National Guard Remains Deployed in Washington D.C. Without a Clear Mission or End Date

AP Photo/J. Scott Applewhite

With thousands of National Guard troops deployed, Washington D.C. looks like an occupied city during wartime. The only war currently going on is ideological. However, Democrats who are proceeding with a vindictive and constitutionally questionable impeachment against President Trump are worried about protests and demonstrations as they proceed. The easy answer would be to drop it since an election has already removed him.


Instead, they will keep the National Guard troops who were deployed to secure Inauguration Day for a much longer but undetermined duration, according to Politico. This decision seems premature as the investigation into the lack of preparedness of January 6th is ongoing. The FBI and the NYPD appropriately alerted Capitol Police about threats of violence during the certification vote. Former Capitol Police Chief Steven Sund has stated that he requested to call in the Nation Guard, but security officials for the House and Senate rejected his request.

At this point, it does not appear as if the Capitol was inherently vulnerable. Instead, it seems like it was allowed to remain vulnerable. Neither sergeant at arms for the House or Senate made a public statement, but Sund alleges there were concerns about optics. It is still unknown if the congressional leadership was involved in the decision to refuse National Guard assistance.

If the guard had been called in to assist in securing the Capitol on January 6th, they would have had a clear mission based on intelligence regarding a potential attack. A national tragedy could have been avoided. Now, members of the National Guard tell Politico that there is no specific mission, and they have not received any intelligence about credible threats.


The rank-and-file have so far been given no official justifications, threat reports or any explanation for the extended mission, said two Guard members — nor have they seen any violence thus far.

There is no defined situation, or mission statement. … This is very unusual for any military mission,” said one member, who has deployed twice to Afghanistan. “We are usually given a situation, with defined mission perimeters, and at least a tentative plan on how to execute those objectives.”

The lack of direction is compounded by a lack of accommodations, food, and other resources. At one point over the weekend, the troops that remain were told to leave the Capitol building, where they had been taking rest breaks, and moved to a parking garage adjacent to the Senate. Some have reported to Politico that they have been buying their own meals due to a lack of supplies for the deployment, and many are foregoing better pay from their civilian jobs while they remain in the city.

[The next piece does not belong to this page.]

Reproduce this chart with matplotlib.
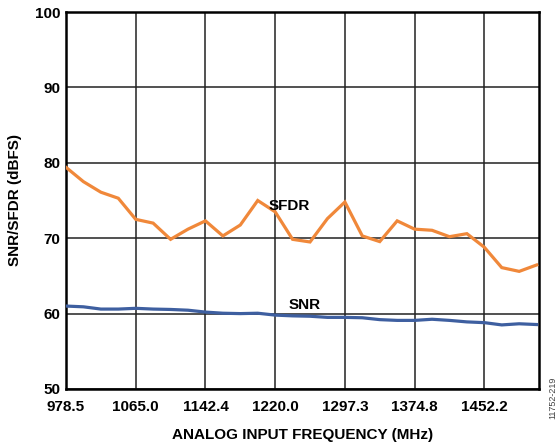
import matplotlib
matplotlib.use("Agg")
import matplotlib.pyplot as plt
import numpy as np

plt.rcParams['font.family'] = ['Liberation Sans', 'DejaVu Sans']

# Tick labels (evenly spaced grid positions)
x_tick_labels = ["978.5", "1065.0", "1142.4", "1220.0", "1297.3", "1374.8", "1452.2"]
# Data sampled at quarter-grid steps (28 points)
sfdr = [79.4, 77.5, 76.1, 75.3, 72.5, 72.0, 69.85, 71.2, 72.3, 70.3, 71.75, 75.0,
        73.5, 69.85, 69.5, 72.6, 74.8, 70.3, 69.55, 72.3, 71.2, 71.05, 70.2, 70.6,
        68.8, 66.1, 65.6, 66.45]
snr = [61.0, 60.9, 60.6, 60.6, 60.7, 60.6, 60.55, 60.45, 60.2, 60.05, 60.0, 60.05,
       59.8, 59.7, 59.65, 59.5, 59.5, 59.45, 59.2, 59.1, 59.1, 59.25, 59.1, 58.9,
       58.8, 58.5, 58.65, 58.55]
y_ticks = [50, 60, 70, 80, 90, 100]

x = np.arange(len(sfdr)) * 0.25

fig = plt.figure(figsize=(5.6, 4.46), dpi=100)
ax = fig.add_axes([66/560, 1 - 389/446, (538.7 - 66)/560, (389 - 12)/446])

orange = '#F0883A'
blue = '#3E5FA0'
ax.plot(x, sfdr, color=orange, lw=2.3, solid_joinstyle='miter', zorder=3)
ax.plot(x, snr, color=blue, lw=2.3, zorder=3)

ax.set_xlim(0, 6.78)
ax.set_ylim(50, 100)
ax.set_xticks(range(len(x_tick_labels)))
ax.set_xticklabels(x_tick_labels)
ax.set_yticks(y_ticks)
ax.tick_params(axis='y', length=0, labelsize=11, pad=4)
ax.tick_params(axis='x', length=0, labelsize=11, pad=8)
for lab in ax.get_xticklabels() + ax.get_yticklabels():
    lab.set_fontweight('bold')
ax.grid(True, color='#222222', lw=1.1, zorder=1)
for s in ax.spines.values():
    s.set_linewidth(1.8)
    s.set_color('black')

ax.set_xlabel("ANALOG INPUT FREQUENCY (MHz)", fontsize=11, fontweight='bold', labelpad=10)
ax.set_ylabel("SNR/SFDR (dBFS)", fontsize=11, fontweight='bold', labelpad=9)

ax.text(3.2, 74.3, "SFDR", fontsize=11, fontweight='bold', ha='center', va='center', zorder=4)
ax.text(3.43, 61.1, "SNR", fontsize=11, fontweight='bold', ha='center', va='center', zorder=4)

fig.text(553/560, 1 - 398/446, "11752-219", rotation=90, fontsize=6.5, color='#444444',
         ha='center', va='center')

fig.savefig("out.png", dpi=100)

Former Representative and Army National Guard Major Tulsi Gabbard finds the situation untenable. In an interview on Watters World, she expressed surprise at the treatment of the Guard troops. Host Jesse Watters asked her if the size of the deployment was appropriate. Gabbard responded:


No. The militarization of our nation’s capital was not only unnecessary. Yes, we need to make sure that this transition of power happens peacefully and safely, but to send that message both to the American people and the world that somehow our nation’s capital is under attack and threat of a siege of taking over, I just don’t think that’s the message that we want to send to the American people and to the world.

Gabbard added that the enduring presence of the several thousand troops staying in the capital is a terrible message to send and wondered what our national leaders are trying to accomplish. Watters noted 25,000 troops is enough to take over a country and said the deployment was intended to keep Americans scared of their fellow citizens.

Some Republican governors are having no part of it. Texas, Florida, New Hampshire, and Montana have all called their National Guard troops home. A reported 7,000 will remain through February 6th, with 5,000 staying until mid-March. Governor Ron DeSantis went so far as to say the National Guard are soldiers, not “Nancy Pelosi’s servants.”


The continued deployment does seem like a considerable expense and a weird message to send our global foes in the absence of credible threats. Call it an overreaction to an underreaction when law enforcement agencies provided intelligence before January 6th. And in the end, it’s not a situation that gives us confidence in our national leaders.